- **DATA SEGMENT**
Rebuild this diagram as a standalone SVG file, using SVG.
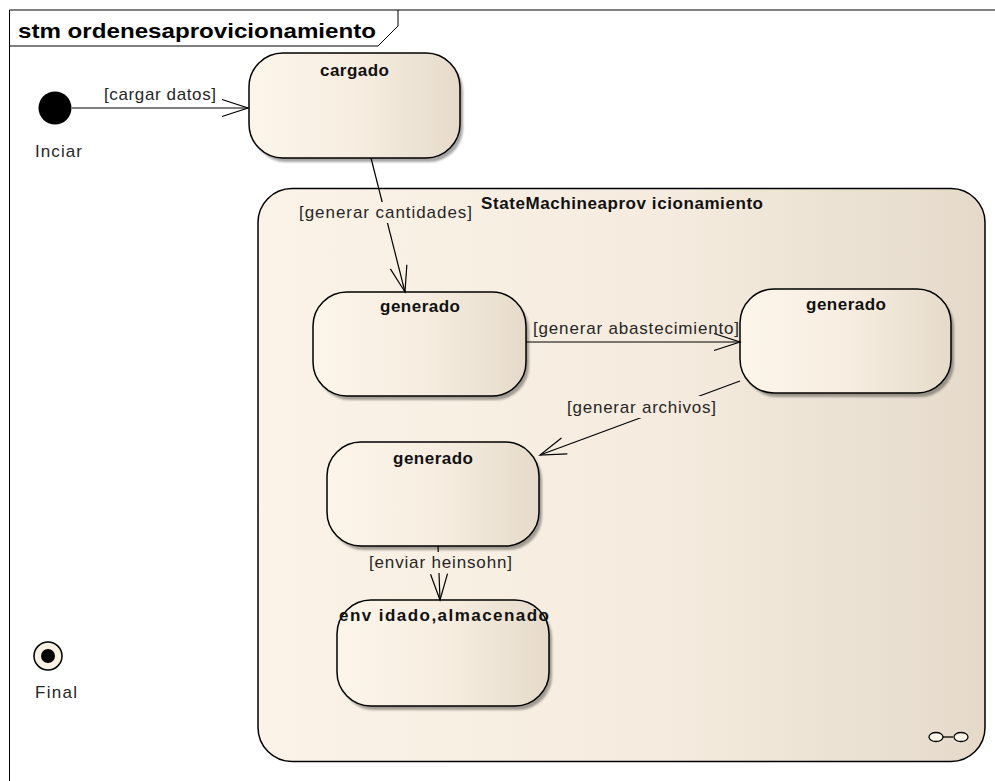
<svg xmlns="http://www.w3.org/2000/svg" width="995" height="781" viewBox="0 0 995 781">
  <style>
    .lbl { font-family: "Liberation Sans", Arial, sans-serif; font-size: 17px; fill: #262626; }
    .ttl { font-family: "Liberation Sans", Arial, sans-serif; font-size: 17px; font-weight: bold; fill: #111; }
    .st { fill: url(#gState); stroke: #000; stroke-width: 1.5; }
    .sh { fill: #000; opacity: 0.35; filter: url(#blur); }
    .edge { fill: none; stroke: #000; stroke-width: 1.2; marker-end: url(#open); }
  </style>
  <defs>
    <linearGradient id="gState" x1="0" y1="0" x2="1" y2="0">
      <stop offset="0" stop-color="#FCF5E9"/>
      <stop offset="0.5" stop-color="#F7EEE1"/>
      <stop offset="1" stop-color="#E6DBCA"/>
    </linearGradient>
    <linearGradient id="gComp" gradientUnits="userSpaceOnUse" x1="258" y1="0" x2="985" y2="0">
      <stop offset="0" stop-color="#FBF3E7"/>
      <stop offset="0.55" stop-color="#F5ECDF"/>
      <stop offset="1" stop-color="#E5DACA"/>
    </linearGradient>
    <filter id="blur" x="-10%" y="-10%" width="120%" height="120%">
      <feGaussianBlur stdDeviation="1.2"/>
    </filter>
    <marker id="open" markerUnits="userSpaceOnUse" viewBox="-28 -11 30 22" refX="0" refY="0" markerWidth="30" markerHeight="22" orient="auto" overflow="visible">
      <path d="M-26,-8.5 L0,0 L-26,8.5" fill="none" stroke="#000" stroke-width="1.2"/>
    </marker>
  </defs>

  <rect width="995" height="781" fill="#fff"/>

  <!-- diagram frame with name tab -->
  <g id="frame">
    <path d="M9.5,781 V10 H995" fill="none" stroke="#000" stroke-width="1"/>
    <path d="M9.5,46 H378 L398,26 V10" fill="none" stroke="#000" stroke-width="1"/>
    <text x="18" y="38" font-family="Liberation Sans, Arial, sans-serif" font-size="21" font-weight="bold" fill="#000" textLength="358" lengthAdjust="spacingAndGlyphs">stm ordenesaprovicionamiento</text>
  </g>

  <!-- composite state -->
  <g id="StateMachineaprovicionamiento">
    <rect x="258" y="188.5" width="727" height="573" rx="34" ry="34" fill="url(#gComp)" stroke="#000" stroke-width="1.5"/>
    <text class="ttl" x="481" y="209" textLength="282" lengthAdjust="spacing">StateMachineaprov icionamiento</text>
    <g fill="#FBF5EA" stroke="#000" stroke-width="1.3">
      <line x1="942" y1="737" x2="953" y2="737"/>
      <ellipse cx="936" cy="737" rx="7" ry="4.5"/>
      <ellipse cx="961" cy="737" rx="7" ry="4.5"/>
    </g>
  </g>

  <!-- initial / final pseudo states -->
  <g id="Inciar">
    <circle cx="55" cy="108" r="16.5" fill="#000"/>
    <text class="lbl" x="35" y="157" textLength="47" lengthAdjust="spacing">Inciar</text>
  </g>
  <g id="Final">
    <circle cx="48" cy="656" r="14" fill="#F7F0E3" stroke="#000" stroke-width="1.5"/>
    <circle cx="48" cy="656" r="7" fill="#000"/>
    <text class="lbl" x="35" y="698" textLength="42" lengthAdjust="spacing">Final</text>
  </g>

  <!-- simple states -->
  <g id="cargado">
    <rect class="sh" x="252" y="57" width="211" height="105" rx="34"/>
    <rect class="st" x="249" y="53" width="211" height="105" rx="34"/>
    <text class="ttl" x="320" y="76" textLength="69" lengthAdjust="spacing">cargado</text>
  </g>
  <g id="generado1">
    <rect class="sh" x="316" y="296" width="213" height="104" rx="34"/>
    <rect class="st" x="313" y="292" width="213" height="104" rx="34"/>
    <text class="ttl" x="380" y="312" textLength="80" lengthAdjust="spacing">generado</text>
  </g>
  <g id="generado2">
    <rect class="sh" x="743" y="293" width="211" height="104" rx="34"/>
    <rect class="st" x="740" y="289" width="211" height="104" rx="34"/>
    <text class="ttl" x="806" y="310" textLength="80" lengthAdjust="spacing">generado</text>
  </g>
  <g id="generado3">
    <rect class="sh" x="330" y="446" width="212" height="104" rx="34"/>
    <rect class="st" x="327" y="442" width="212" height="104" rx="34"/>
    <text class="ttl" x="393" y="464" textLength="80" lengthAdjust="spacing">generado</text>
  </g>
  <g id="envidado_almacenado">
    <rect class="sh" x="340" y="604" width="212" height="106" rx="34"/>
    <rect class="st" x="337" y="600" width="212" height="106" rx="34"/>
    <text class="ttl" x="339" y="621" textLength="210" lengthAdjust="spacing">env idado,almacenado</text>
  </g>

  <!-- transitions -->
  <g id="connectors">
    <line class="edge" x1="72" y1="108" x2="248" y2="108"/>
    <text class="lbl" x="104" y="100" textLength="112" lengthAdjust="spacing">[cargar datos]</text>

    <line class="edge" x1="371" y1="158" x2="405" y2="292"/>
    <rect x="297" y="202" width="177" height="21" fill="url(#gComp)"/>
    <text class="lbl" x="299" y="218" textLength="173" lengthAdjust="spacing">[generar cantidades]</text>

    <line class="edge" x1="526" y1="342" x2="740" y2="342"/>
    <text class="lbl" x="533" y="334" textLength="206" lengthAdjust="spacing">[generar abastecimiento]</text>

    <line class="edge" x1="740" y1="381" x2="540" y2="455"/>
    <rect x="565" y="396" width="153" height="22" fill="url(#gComp)"/>
    <text class="lbl" x="567" y="413" textLength="149" lengthAdjust="spacing">[generar archivos]</text>

    <line class="edge" x1="438" y1="546" x2="440" y2="600"/>
    <rect x="367" y="552" width="147" height="21" fill="url(#gComp)"/>
    <text class="lbl" x="369" y="568" textLength="143" lengthAdjust="spacing">[enviar heinsohn]</text>
  </g>
</svg>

- **GIVEN PROBLEM**
Give an exact copy of the material, leaving out every picture.

- **TASK ANSWER**
Rebuild this diagram as a standalone SVG file, using SVG.
<svg xmlns="http://www.w3.org/2000/svg" width="995" height="781" viewBox="0 0 995 781">
  <style>
    .lbl { font-family: "Liberation Sans", Arial, sans-serif; font-size: 17px; fill: #262626; }
    .ttl { font-family: "Liberation Sans", Arial, sans-serif; font-size: 17px; font-weight: bold; fill: #111; }
    .st { fill: url(#gState); stroke: #000; stroke-width: 1.5; }
    .sh { fill: #000; opacity: 0.35; filter: url(#blur); }
    .edge { fill: none; stroke: #000; stroke-width: 1.2; marker-end: url(#open); }
  </style>
  <defs>
    <linearGradient id="gState" x1="0" y1="0" x2="1" y2="0">
      <stop offset="0" stop-color="#FCF5E9"/>
      <stop offset="0.5" stop-color="#F7EEE1"/>
      <stop offset="1" stop-color="#E6DBCA"/>
    </linearGradient>
    <linearGradient id="gComp" gradientUnits="userSpaceOnUse" x1="258" y1="0" x2="985" y2="0">
      <stop offset="0" stop-color="#FBF3E7"/>
      <stop offset="0.55" stop-color="#F5ECDF"/>
      <stop offset="1" stop-color="#E5DACA"/>
    </linearGradient>
    <filter id="blur" x="-10%" y="-10%" width="120%" height="120%">
      <feGaussianBlur stdDeviation="1.2"/>
    </filter>
    <marker id="open" markerUnits="userSpaceOnUse" viewBox="-28 -11 30 22" refX="0" refY="0" markerWidth="30" markerHeight="22" orient="auto" overflow="visible">
      <path d="M-26,-8.5 L0,0 L-26,8.5" fill="none" stroke="#000" stroke-width="1.2"/>
    </marker>
  </defs>

  <rect width="995" height="781" fill="#fff"/>

  <!-- diagram frame with name tab -->
  <g id="frame">
    <path d="M9.5,781 V10 H995" fill="none" stroke="#000" stroke-width="1"/>
    <path d="M9.5,46 H378 L398,26 V10" fill="none" stroke="#000" stroke-width="1"/>
    <text x="18" y="38" font-family="Liberation Sans, Arial, sans-serif" font-size="21" font-weight="bold" fill="#000" textLength="358" lengthAdjust="spacingAndGlyphs">stm ordenesaprovicionamiento</text>
  </g>

  <!-- composite state -->
  <g id="StateMachineaprovicionamiento">
    <rect x="258" y="188.5" width="727" height="573" rx="34" ry="34" fill="url(#gComp)" stroke="#000" stroke-width="1.5"/>
    <text class="ttl" x="481" y="209" textLength="282" lengthAdjust="spacing">StateMachineaprov icionamiento</text>
    <g fill="#FBF5EA" stroke="#000" stroke-width="1.3">
      <line x1="942" y1="737" x2="953" y2="737"/>
      <ellipse cx="936" cy="737" rx="7" ry="4.5"/>
      <ellipse cx="961" cy="737" rx="7" ry="4.5"/>
    </g>
  </g>

  <!-- initial / final pseudo states -->
  <g id="Inciar">
    <circle cx="55" cy="108" r="16.5" fill="#000"/>
    <text class="lbl" x="35" y="157" textLength="47" lengthAdjust="spacing">Inciar</text>
  </g>
  <g id="Final">
    <circle cx="48" cy="656" r="14" fill="#F7F0E3" stroke="#000" stroke-width="1.5"/>
    <circle cx="48" cy="656" r="7" fill="#000"/>
    <text class="lbl" x="35" y="698" textLength="42" lengthAdjust="spacing">Final</text>
  </g>

  <!-- simple states -->
  <g id="cargado">
    <rect class="sh" x="252" y="57" width="211" height="105" rx="34"/>
    <rect class="st" x="249" y="53" width="211" height="105" rx="34"/>
    <text class="ttl" x="320" y="76" textLength="69" lengthAdjust="spacing">cargado</text>
  </g>
  <g id="generado1">
    <rect class="sh" x="316" y="296" width="213" height="104" rx="34"/>
    <rect class="st" x="313" y="292" width="213" height="104" rx="34"/>
    <text class="ttl" x="380" y="312" textLength="80" lengthAdjust="spacing">generado</text>
  </g>
  <g id="generado2">
    <rect class="sh" x="743" y="293" width="211" height="104" rx="34"/>
    <rect class="st" x="740" y="289" width="211" height="104" rx="34"/>
    <text class="ttl" x="806" y="310" textLength="80" lengthAdjust="spacing">generado</text>
  </g>
  <g id="generado3">
    <rect class="sh" x="330" y="446" width="212" height="104" rx="34"/>
    <rect class="st" x="327" y="442" width="212" height="104" rx="34"/>
    <text class="ttl" x="393" y="464" textLength="80" lengthAdjust="spacing">generado</text>
  </g>
  <g id="envidado_almacenado">
    <rect class="sh" x="340" y="604" width="212" height="106" rx="34"/>
    <rect class="st" x="337" y="600" width="212" height="106" rx="34"/>
    <text class="ttl" x="339" y="621" textLength="210" lengthAdjust="spacing">env idado,almacenado</text>
  </g>

  <!-- transitions -->
  <g id="connectors">
    <line class="edge" x1="72" y1="108" x2="248" y2="108"/>
    <text class="lbl" x="104" y="100" textLength="112" lengthAdjust="spacing">[cargar datos]</text>

    <line class="edge" x1="371" y1="158" x2="405" y2="292"/>
    <rect x="297" y="202" width="177" height="21" fill="url(#gComp)"/>
    <text class="lbl" x="299" y="218" textLength="173" lengthAdjust="spacing">[generar cantidades]</text>

    <line class="edge" x1="526" y1="342" x2="740" y2="342"/>
    <text class="lbl" x="533" y="334" textLength="206" lengthAdjust="spacing">[generar abastecimiento]</text>

    <line class="edge" x1="740" y1="381" x2="540" y2="455"/>
    <rect x="565" y="396" width="153" height="22" fill="url(#gComp)"/>
    <text class="lbl" x="567" y="413" textLength="149" lengthAdjust="spacing">[generar archivos]</text>

    <line class="edge" x1="438" y1="546" x2="440" y2="600"/>
    <rect x="367" y="552" width="147" height="21" fill="url(#gComp)"/>
    <text class="lbl" x="369" y="568" textLength="143" lengthAdjust="spacing">[enviar heinsohn]</text>
  </g>
</svg>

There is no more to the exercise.